Time passes, fifteen years to be exact, apparently without notice. Even a sleazy sportsgossiper, who witnessed Hobbs' three-pitch strikeout of The Whammer, can't place him. But he's been gifted with a contract to play for the sub-basement dwelling New York Knights. Curiously (to me), Roy's first brush with greatness was as a pitcher. Now, he's a hitter exclusively employing a homemade bat. It has a name, Wonderboy, and a home, an old bassoon case. As a hitter, he displaces the Knights' big star, and he goes on, despite a couple of worrying hitting slumps, to carry the Knights into a one-game playoff for the league-championship pennant (and a trip to the World Series).
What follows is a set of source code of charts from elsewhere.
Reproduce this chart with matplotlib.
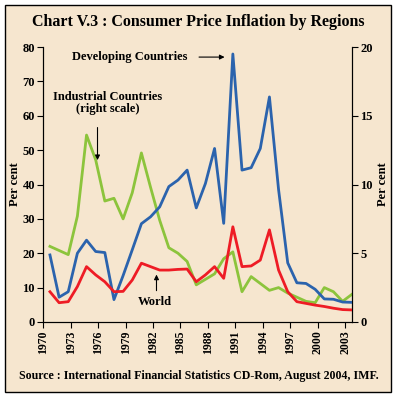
import numpy as np
import matplotlib.pyplot as plt
from matplotlib.patches import Rectangle

# Years and inflation (per cent)
years = np.arange(1970, 2004)
developing = [19.5, 7.2, 8.8, 20.0, 23.8, 20.5, 20.2, 6.5, 13.5, 21.0,
              28.6, 30.6, 33.5, 39.4, 41.3, 44.2, 33.2, 40.3, 50.5, 28.7,
              78.0, 44.2, 44.9, 50.5, 65.5, 38.5, 17.2, 11.4, 11.2, 9.5,
              6.7, 6.6, 5.8, 5.7]
world = [8.8, 5.6, 5.9, 10.3, 16.1, 13.7, 11.7, 8.8, 8.9, 12.2,
         17.1, 16.1, 15.1, 15.1, 15.3, 15.4, 11.7, 13.7, 16.1, 12.7,
         27.7, 16.1, 16.3, 18.0, 26.8, 15.1, 8.8, 5.9, 5.4, 4.9,
         4.5, 4.0, 3.6, 3.5]
# Industrial countries (right scale)
industrial = [5.5, 5.2, 4.9, 7.7, 13.6, 11.8, 8.8, 9.0, 7.5, 9.4,
              12.3, 9.8, 7.4, 5.4, 5.0, 4.4, 2.7, 3.1, 3.5, 4.6,
              5.1, 2.2, 3.3, 2.8, 2.3, 2.5, 2.1, 1.8, 1.5, 1.4,
              2.5, 2.2, 1.5, 2.0]
tick_years = years[::3]

font = 'Liberation Serif'
bg = '#F6E6CF'

fig = plt.figure(figsize=(3.97, 3.96), dpi=100, facecolor='white')
fig.patches.append(Rectangle((5/397, 4/396), 386/397, 387/396, transform=fig.transFigure,
                             facecolor=bg, edgecolor='black', linewidth=1.0, zorder=-1))

ax = fig.add_axes([0.109, 0.187, 0.777, 0.694])
ax2 = ax.twinx()

ax.plot(years, developing, color='#2B63AD', lw=2.0, zorder=3)
ax.plot(years, world, color='#EE1C25', lw=2.0, zorder=3)
ax2.plot(years, industrial, color='#8CC43C', lw=2.0)

# category-style x axis: first point sits a bit right of the first tick
offset = 0.73
ax.set_xlim(years[0] - offset, years[-1])
ax.set_ylim(0, 80)
ax2.set_ylim(0, 20)
ax.set_xticks(tick_years - offset)
ax.set_xticklabels([str(y) for y in tick_years], rotation=90)
ax.set_yticks(np.arange(0, 81, 10))
ax2.set_yticks(np.arange(0, 21, 5))

for a in (ax, ax2):
    a.spines['top'].set_visible(False)
    a.tick_params(length=4, width=0.8, labelsize=9, pad=2)
    a.tick_params(axis='x', labelsize=8.5)
    for lab in a.get_xticklabels() + a.get_yticklabels():
        lab.set_fontfamily(font)
        lab.set_fontweight('bold')
ax.set_zorder(ax2.get_zorder() + 1)
ax.patch.set_visible(False)
ax2.patch.set_facecolor(bg)

ax.set_ylabel('Per cent', fontfamily=font, fontweight='bold', fontsize=9, labelpad=1)
ax2.set_ylabel('Per cent', fontfamily=font, fontweight='bold', fontsize=9, labelpad=3)

txt = dict(fontfamily=font, fontweight='bold', fontsize=9, ha='center', va='center')
ax.text(1978.7, 77.1, 'Developing Countries', **txt)
ax.annotate('', xy=(1989.4, 77.1), xytext=(1986.0, 77.1),
            arrowprops=dict(arrowstyle='-|>', color='black', lw=0.8, mutation_scale=7))
ax.text(1976.3, 63.7, 'Industrial Countries\n(right scale)', linespacing=1.05, **txt)
ax.annotate('', xy=(1975.2, 46.3), xytext=(1975.2, 57.4),
            arrowprops=dict(arrowstyle='-|>', color='black', lw=0.8, mutation_scale=7))
ax.text(1981.5, 5.8, 'World', **txt)
ax.annotate('', xy=(1981.65, 14.6), xytext=(1981.65, 8.3),
            arrowprops=dict(arrowstyle='-|>', color='black', lw=0.8, mutation_scale=7))

fig.text(0.5, 1 - 22/396, 'Chart V.3 : Consumer Price Inflation by Regions',
         fontfamily=font, fontweight='bold', fontsize=11.5, ha='center', va='center')
fig.text(0.502, 1 - 376/396, 'Source : International Financial Statistics CD-Rom, August 2004, IMF.',
         fontfamily=font, fontweight='bold', fontsize=8.6, ha='center', va='center')

fig.savefig('out.png', dpi=100, facecolor='white')
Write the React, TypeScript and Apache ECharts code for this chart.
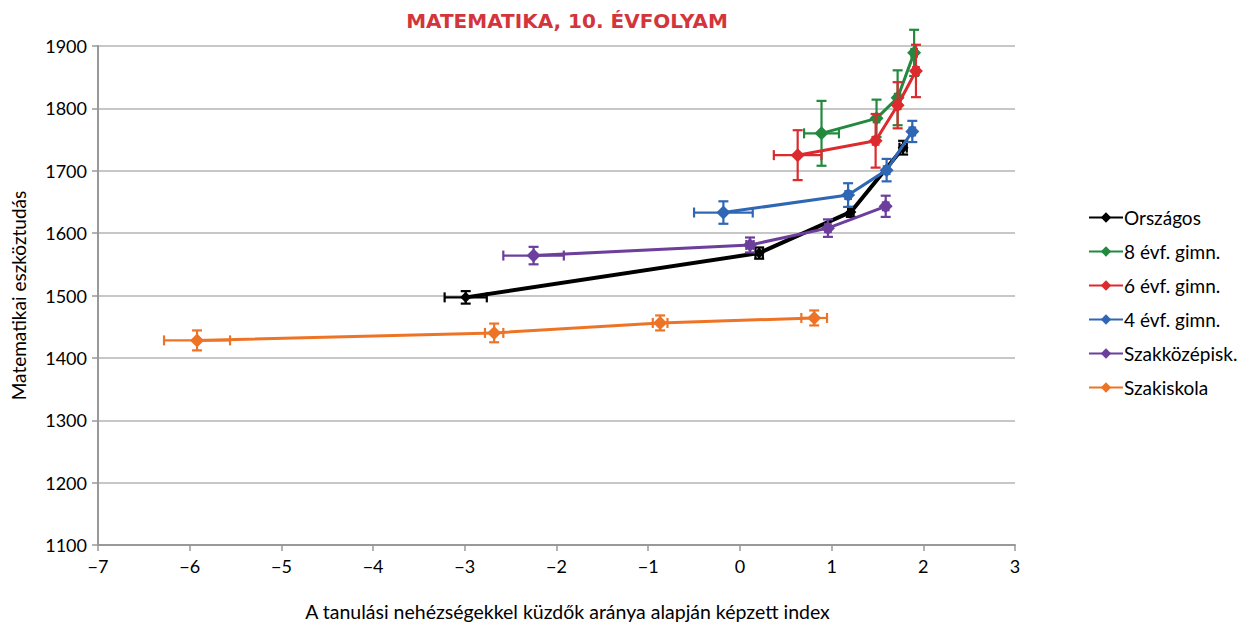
import React, { useEffect, useRef } from "react";
import * as echarts from "echarts";

const titleText = "MATEMATIKA, 10. ÉVFOLYAM";
const xAxisName = "A tanulási nehézségekkel küzdők aránya alapján képzett index";
const yAxisName = "Matematikai eszköztudás";

const seriesNames = ["Országos", "8 évf. gimn.", "6 évf. gimn.", "4 évf. gimn.", "Szakközépisk.", "Szakiskola"];
const seriesColors = ["#000000", "#23893f", "#dc2a2e", "#2f67b5", "#6b3f9b", "#ed7426"];

// Országos
const orszX = [-2.99, 0.21, 1.21, 1.78];
const orszY = [1497, 1568, 1634, 1737];
const orszXErr = [0.23, 0.04, 0.03, 0.04];
const orszYErr = [10, 9, 8, 11];

// 8 évf. gimn.
const g8X = [0.89, 1.49, 1.72, 1.9];
const g8Y = [1760, 1784, 1817, 1889];
const g8XErr = [0.19, 0.03, 0.03, 0.03];
const g8YErr = [52, 30, 44, 37];

// 6 évf. gimn.
const g6X = [0.63, 1.48, 1.72, 1.92];
const g6Y = [1725, 1748, 1805, 1860];
const g6XErr = [0.26, 0.03, 0.03, 0.03];
const g6YErr = [40, 43, 37, 42];

// 4 évf. gimn.
const g4X = [-0.18, 1.18, 1.6, 1.88];
const g4Y = [1633, 1661, 1701, 1763];
const g4XErr = [0.32, 0.03, 0.03, 0.03];
const g4YErr = [18, 19, 18, 17];

// Szakközépisk.
const szkX = [-2.25, 0.11, 0.96, 1.59];
const szkY = [1564, 1581, 1608, 1643];
const szkXErr = [0.33, 0.04, 0.03, 0.03];
const szkYErr = [14, 12, 14, 17];

// Szakiskola
const szakX = [-5.92, -2.68, -0.87, 0.81];
const szakY = [1428, 1440, 1456, 1464];
const szakXErr = [0.36, 0.1, 0.08, 0.14];
const szakYErr = [16, 15, 12, 12];

const allX = [orszX, g8X, g6X, g4X, szkX, szakX];
const allY = [orszY, g8Y, g6Y, g4Y, szkY, szakY];
const allXErr = [orszXErr, g8XErr, g6XErr, g4XErr, szkXErr, szakXErr];
const allYErr = [orszYErr, g8YErr, g6YErr, g4YErr, szkYErr, szakYErr];

const FONT = "Lato, 'Open Sans', sans-serif";

function makeErrRenderer(color: string) {
  return (params: any, api: any) => {
    const x = api.value(0);
    const y = api.value(1);
    const xe = api.value(2);
    const ye = api.value(3);
    const c = api.coord([x, y]);
    const l = api.coord([x - xe, y]);
    const r = api.coord([x + xe, y]);
    const t = api.coord([x, y + ye]);
    const b = api.coord([x, y - ye]);
    const cap = 5;
    const style = { stroke: color, lineWidth: 2.2 };
    return {
      type: "group",
      children: [
        { type: "line", shape: { x1: l[0], y1: c[1], x2: r[0], y2: c[1] }, style },
        { type: "line", shape: { x1: l[0], y1: c[1] - cap, x2: l[0], y2: c[1] + cap }, style },
        { type: "line", shape: { x1: r[0], y1: c[1] - cap, x2: r[0], y2: c[1] + cap }, style },
        { type: "line", shape: { x1: c[0], y1: t[1], x2: c[0], y2: b[1] }, style },
        { type: "line", shape: { x1: c[0] - cap, y1: t[1], x2: c[0] + cap, y2: t[1] }, style },
        { type: "line", shape: { x1: c[0] - cap, y1: b[1], x2: c[0] + cap, y2: b[1] }, style },
      ],
    };
  };
}

export default function App() {
  const ref = useRef<HTMLDivElement>(null);
  useEffect(() => {
    if (!ref.current) return;
    const chart = echarts.init(ref.current, null, { renderer: "svg" });
    const series: any[] = [];
    seriesNames.forEach((name, i) => {
      const color = seriesColors[i];
      series.push({
        name: name + " hiba",
        type: "custom",
        renderItem: makeErrRenderer(color),
        data: allX[i].map((x, k) => [x, allY[i][k], allXErr[i][k], allYErr[i][k]]),
        encode: { x: 0, y: 1 },
        z: 2 + i * 2,
        silent: true,
      });
      series.push({
        name,
        type: "line",
        data: allX[i].map((x, k) => [x, allY[i][k]]),
        symbol: "diamond",
        symbolSize: i === 0 ? 11 : 14,
        lineStyle: { color, width: i === 0 ? 4 : 3 },
        itemStyle: { color },
        z: 3 + i * 2,
      });
    });
    chart.setOption({
      animation: false,
      textStyle: { fontFamily: FONT },
      title: {
        text: titleText,
        left: 562,
        textAlign: "center",
        top: 6,
        textStyle: { color: "#d4343b", fontSize: 20, fontWeight: "bold", fontFamily: "'DejaVu Sans', sans-serif" },
      },
      legend: {
        data: seriesNames,
        orient: "vertical",
        left: 1083,
        top: 203,
        itemWidth: 34,
        itemHeight: 13,
        itemGap: 15,
        textStyle: { fontSize: 19, color: "#000", fontFamily: FONT, padding: [0, 0, 0, -4] },
      },
      grid: { left: 98, right: 235, top: 46, bottom: 81, containLabel: false },
      xAxis: {
        type: "value",
        min: -7,
        max: 3,
        interval: 1,
        name: xAxisName,
        nameLocation: "middle",
        nameGap: 56,
        nameTextStyle: { fontSize: 19.5, color: "#000", fontFamily: FONT, padding: [0, 0, 0, 22] },
        axisLine: { show: true, onZero: false, lineStyle: { color: "#999", width: 2 } },
        axisTick: { show: true, length: 6, lineStyle: { color: "#999", width: 1.5 } },
        axisLabel: {
          fontSize: 18,
          color: "#000",
          margin: 12,
          formatter: (v: number) => (v < 0 ? "\u2212" + Math.abs(v) : String(v)),
        },
        splitLine: { show: false },
      },
      yAxis: {
        type: "value",
        min: 1100,
        max: 1900,
        interval: 100,
        name: yAxisName,
        nameLocation: "middle",
        nameGap: 70,
        nameTextStyle: { fontSize: 19, color: "#000", fontFamily: FONT },
        axisLine: { show: true, onZero: false, lineStyle: { color: "#999", width: 2 } },
        axisTick: { show: true, length: 6, lineStyle: { color: "#999", width: 1.5 } },
        axisLabel: { fontSize: 18, color: "#000", margin: 11, formatter: (v: number) => String(v) },
        splitLine: { show: true, lineStyle: { color: "#b4b4b4", width: 1.5 } },
      },
      series,
    });
    return () => chart.dispose();
  }, []);
  return (
    <div
      ref={ref}
      style={{ position: "fixed", left: 0, top: 0, width: 1250, height: 626, background: "#fff" }}
    />
  );
}
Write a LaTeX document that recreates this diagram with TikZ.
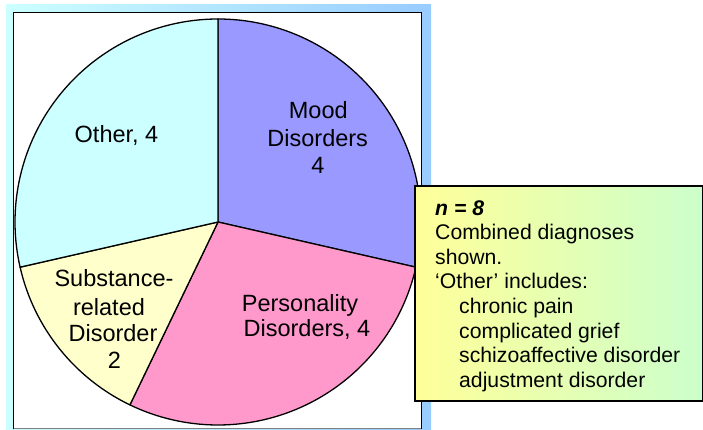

Throughout, it seems to me, Roy is his own worst enemy. He trusts only Sam Simpson, a baseball outcast and a sneaking drinker, and Sam dies during the awesome three-pitch strike-out of The Whammer. In his second run at greatness, he goes it alone. It reminds me of a line: "I'm not saying you're stupid, I'm just saying you have bad luck when it comes to thinking." He holds virtually everyone at arm's length. Though he wins the hearts of fans, they are fickle. He certainly didn't win the heart of this reader. And so I ask, what exactly does the author mean?
  weird_O | Apr 9, 2022 |
The Natural has many great introspective scenes and a true love of baseball,
but ultimately is too boring due to Roy's obsession with the truly odious Memo.

His sellout did NOT ring true to his deepest Wonderboy character. ( )
  m.belljackson | Jan 21, 2022 |
Bernard Malamud's first novel, published in 1952, is one of the best baseball books I've ever read, despite Roy Hobbs' being an antihero. None of the characters are likeable, from the owner to many of the fans, but the story of a hardscrabble, gifted ballplayer is hard for a seamhead (baseball fanatic) to put down. ( )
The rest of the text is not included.